→ GIVEN TASK
Without the pictures, repeat the listing character for character.

○ ○ ○ ○ ○

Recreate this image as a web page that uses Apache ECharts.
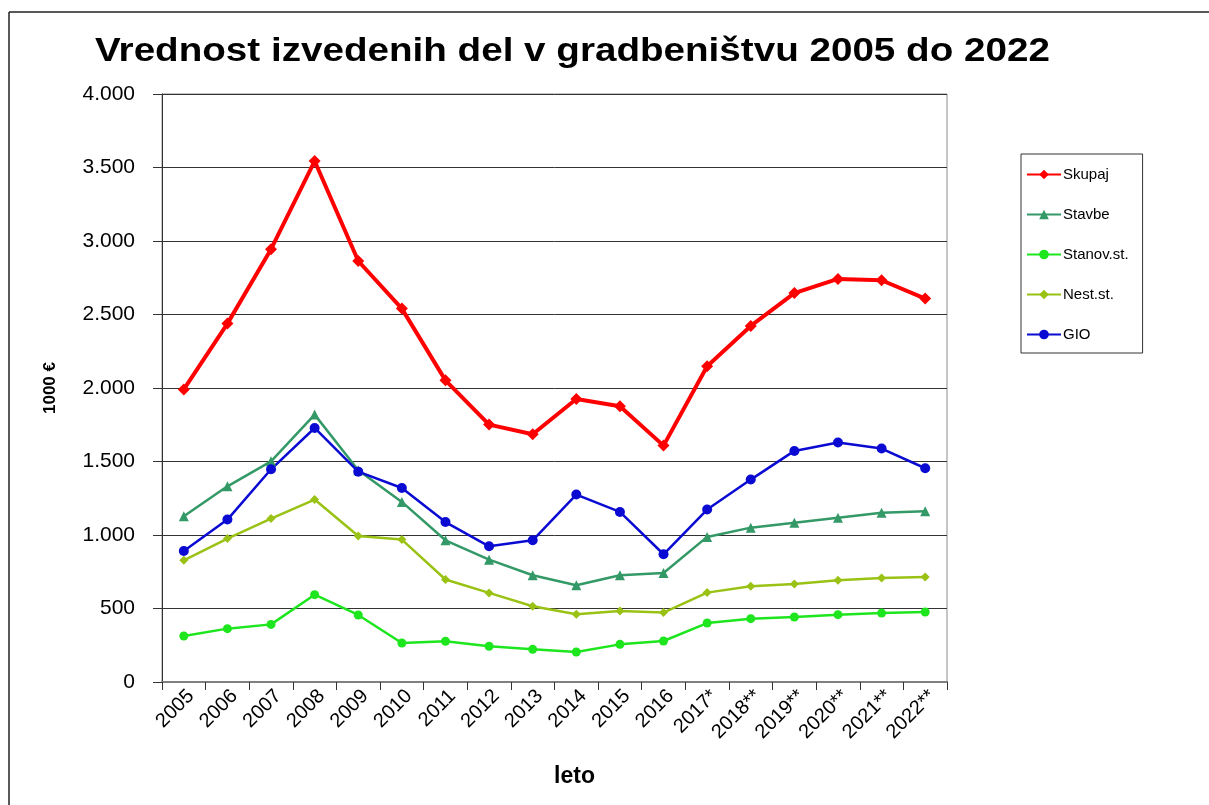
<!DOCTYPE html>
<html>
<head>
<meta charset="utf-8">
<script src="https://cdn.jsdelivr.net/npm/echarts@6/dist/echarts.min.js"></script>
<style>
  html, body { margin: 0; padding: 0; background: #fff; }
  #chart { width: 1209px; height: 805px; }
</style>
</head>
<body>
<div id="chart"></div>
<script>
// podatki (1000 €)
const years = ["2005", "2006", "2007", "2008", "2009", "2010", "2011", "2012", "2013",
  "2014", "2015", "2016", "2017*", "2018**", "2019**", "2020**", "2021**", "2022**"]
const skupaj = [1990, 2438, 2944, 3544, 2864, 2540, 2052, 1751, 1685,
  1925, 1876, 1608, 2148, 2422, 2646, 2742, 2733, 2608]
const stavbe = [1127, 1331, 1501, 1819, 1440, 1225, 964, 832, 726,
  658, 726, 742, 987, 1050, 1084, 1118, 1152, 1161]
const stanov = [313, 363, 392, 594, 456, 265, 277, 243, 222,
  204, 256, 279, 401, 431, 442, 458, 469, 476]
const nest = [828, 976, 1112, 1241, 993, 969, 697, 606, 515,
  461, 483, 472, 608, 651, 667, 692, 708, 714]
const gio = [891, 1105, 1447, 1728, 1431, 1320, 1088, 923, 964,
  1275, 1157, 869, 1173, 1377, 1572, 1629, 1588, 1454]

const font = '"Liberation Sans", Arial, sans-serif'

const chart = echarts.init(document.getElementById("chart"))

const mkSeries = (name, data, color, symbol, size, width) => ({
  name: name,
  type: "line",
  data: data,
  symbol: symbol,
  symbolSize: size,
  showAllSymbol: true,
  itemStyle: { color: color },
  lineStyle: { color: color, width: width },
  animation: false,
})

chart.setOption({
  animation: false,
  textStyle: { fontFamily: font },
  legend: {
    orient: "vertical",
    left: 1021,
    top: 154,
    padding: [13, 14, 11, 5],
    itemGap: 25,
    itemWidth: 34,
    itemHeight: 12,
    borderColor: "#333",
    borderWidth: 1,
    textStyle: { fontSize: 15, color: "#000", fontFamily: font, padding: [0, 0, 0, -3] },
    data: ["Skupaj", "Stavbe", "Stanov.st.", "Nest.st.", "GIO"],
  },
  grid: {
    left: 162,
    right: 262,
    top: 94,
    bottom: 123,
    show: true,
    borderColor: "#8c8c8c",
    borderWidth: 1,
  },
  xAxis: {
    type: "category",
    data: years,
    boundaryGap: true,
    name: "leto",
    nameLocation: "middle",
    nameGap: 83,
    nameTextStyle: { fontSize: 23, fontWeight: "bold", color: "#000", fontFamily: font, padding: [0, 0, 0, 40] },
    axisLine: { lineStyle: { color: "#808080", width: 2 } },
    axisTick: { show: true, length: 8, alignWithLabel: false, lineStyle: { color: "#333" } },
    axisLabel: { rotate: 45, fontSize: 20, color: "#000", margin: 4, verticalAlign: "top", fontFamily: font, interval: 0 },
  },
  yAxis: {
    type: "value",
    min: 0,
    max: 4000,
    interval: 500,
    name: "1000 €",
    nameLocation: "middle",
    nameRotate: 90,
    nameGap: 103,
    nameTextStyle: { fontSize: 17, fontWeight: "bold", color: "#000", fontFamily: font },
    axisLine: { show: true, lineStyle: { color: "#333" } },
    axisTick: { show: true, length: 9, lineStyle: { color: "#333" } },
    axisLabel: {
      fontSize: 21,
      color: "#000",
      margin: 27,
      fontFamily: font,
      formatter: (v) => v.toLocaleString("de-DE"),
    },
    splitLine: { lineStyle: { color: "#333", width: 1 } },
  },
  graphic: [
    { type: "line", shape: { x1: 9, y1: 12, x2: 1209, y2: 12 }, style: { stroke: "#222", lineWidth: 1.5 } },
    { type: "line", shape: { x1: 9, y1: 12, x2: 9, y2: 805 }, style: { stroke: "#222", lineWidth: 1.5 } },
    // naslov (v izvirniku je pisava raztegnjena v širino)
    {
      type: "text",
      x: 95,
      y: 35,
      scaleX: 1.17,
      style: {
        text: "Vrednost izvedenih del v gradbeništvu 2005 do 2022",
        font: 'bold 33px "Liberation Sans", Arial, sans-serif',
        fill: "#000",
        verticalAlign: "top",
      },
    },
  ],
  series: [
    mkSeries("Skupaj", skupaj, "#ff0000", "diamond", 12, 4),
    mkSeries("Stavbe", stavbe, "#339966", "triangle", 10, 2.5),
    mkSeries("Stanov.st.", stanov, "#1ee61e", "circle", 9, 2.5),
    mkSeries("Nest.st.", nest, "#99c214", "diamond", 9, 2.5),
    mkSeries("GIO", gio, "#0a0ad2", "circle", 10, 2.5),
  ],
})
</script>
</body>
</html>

○ ○ ○ ○ ○

→ REPLY
Recreate this image as a web page that uses Apache ECharts.
<!DOCTYPE html>
<html>
<head>
<meta charset="utf-8">
<script src="https://cdn.jsdelivr.net/npm/echarts@6/dist/echarts.min.js"></script>
<style>
  html, body { margin: 0; padding: 0; background: #fff; }
  #chart { width: 1209px; height: 805px; }
</style>
</head>
<body>
<div id="chart"></div>
<script>
// podatki (1000 €)
const years = ["2005", "2006", "2007", "2008", "2009", "2010", "2011", "2012", "2013",
  "2014", "2015", "2016", "2017*", "2018**", "2019**", "2020**", "2021**", "2022**"]
const skupaj = [1990, 2438, 2944, 3544, 2864, 2540, 2052, 1751, 1685,
  1925, 1876, 1608, 2148, 2422, 2646, 2742, 2733, 2608]
const stavbe = [1127, 1331, 1501, 1819, 1440, 1225, 964, 832, 726,
  658, 726, 742, 987, 1050, 1084, 1118, 1152, 1161]
const stanov = [313, 363, 392, 594, 456, 265, 277, 243, 222,
  204, 256, 279, 401, 431, 442, 458, 469, 476]
const nest = [828, 976, 1112, 1241, 993, 969, 697, 606, 515,
  461, 483, 472, 608, 651, 667, 692, 708, 714]
const gio = [891, 1105, 1447, 1728, 1431, 1320, 1088, 923, 964,
  1275, 1157, 869, 1173, 1377, 1572, 1629, 1588, 1454]

const font = '"Liberation Sans", Arial, sans-serif'

const chart = echarts.init(document.getElementById("chart"))

const mkSeries = (name, data, color, symbol, size, width) => ({
  name: name,
  type: "line",
  data: data,
  symbol: symbol,
  symbolSize: size,
  showAllSymbol: true,
  itemStyle: { color: color },
  lineStyle: { color: color, width: width },
  animation: false,
})

chart.setOption({
  animation: false,
  textStyle: { fontFamily: font },
  legend: {
    orient: "vertical",
    left: 1021,
    top: 154,
    padding: [13, 14, 11, 5],
    itemGap: 25,
    itemWidth: 34,
    itemHeight: 12,
    borderColor: "#333",
    borderWidth: 1,
    textStyle: { fontSize: 15, color: "#000", fontFamily: font, padding: [0, 0, 0, -3] },
    data: ["Skupaj", "Stavbe", "Stanov.st.", "Nest.st.", "GIO"],
  },
  grid: {
    left: 162,
    right: 262,
    top: 94,
    bottom: 123,
    show: true,
    borderColor: "#8c8c8c",
    borderWidth: 1,
  },
  xAxis: {
    type: "category",
    data: years,
    boundaryGap: true,
    name: "leto",
    nameLocation: "middle",
    nameGap: 83,
    nameTextStyle: { fontSize: 23, fontWeight: "bold", color: "#000", fontFamily: font, padding: [0, 0, 0, 40] },
    axisLine: { lineStyle: { color: "#808080", width: 2 } },
    axisTick: { show: true, length: 8, alignWithLabel: false, lineStyle: { color: "#333" } },
    axisLabel: { rotate: 45, fontSize: 20, color: "#000", margin: 4, verticalAlign: "top", fontFamily: font, interval: 0 },
  },
  yAxis: {
    type: "value",
    min: 0,
    max: 4000,
    interval: 500,
    name: "1000 €",
    nameLocation: "middle",
    nameRotate: 90,
    nameGap: 103,
    nameTextStyle: { fontSize: 17, fontWeight: "bold", color: "#000", fontFamily: font },
    axisLine: { show: true, lineStyle: { color: "#333" } },
    axisTick: { show: true, length: 9, lineStyle: { color: "#333" } },
    axisLabel: {
      fontSize: 21,
      color: "#000",
      margin: 27,
      fontFamily: font,
      formatter: (v) => v.toLocaleString("de-DE"),
    },
    splitLine: { lineStyle: { color: "#333", width: 1 } },
  },
  graphic: [
    { type: "line", shape: { x1: 9, y1: 12, x2: 1209, y2: 12 }, style: { stroke: "#222", lineWidth: 1.5 } },
    { type: "line", shape: { x1: 9, y1: 12, x2: 9, y2: 805 }, style: { stroke: "#222", lineWidth: 1.5 } },
    // naslov (v izvirniku je pisava raztegnjena v širino)
    {
      type: "text",
      x: 95,
      y: 35,
      scaleX: 1.17,
      style: {
        text: "Vrednost izvedenih del v gradbeništvu 2005 do 2022",
        font: 'bold 33px "Liberation Sans", Arial, sans-serif',
        fill: "#000",
        verticalAlign: "top",
      },
    },
  ],
  series: [
    mkSeries("Skupaj", skupaj, "#ff0000", "diamond", 12, 4),
    mkSeries("Stavbe", stavbe, "#339966", "triangle", 10, 2.5),
    mkSeries("Stanov.st.", stanov, "#1ee61e", "circle", 9, 2.5),
    mkSeries("Nest.st.", nest, "#99c214", "diamond", 9, 2.5),
    mkSeries("GIO", gio, "#0a0ad2", "circle", 10, 2.5),
  ],
})
</script>
</body>
</html>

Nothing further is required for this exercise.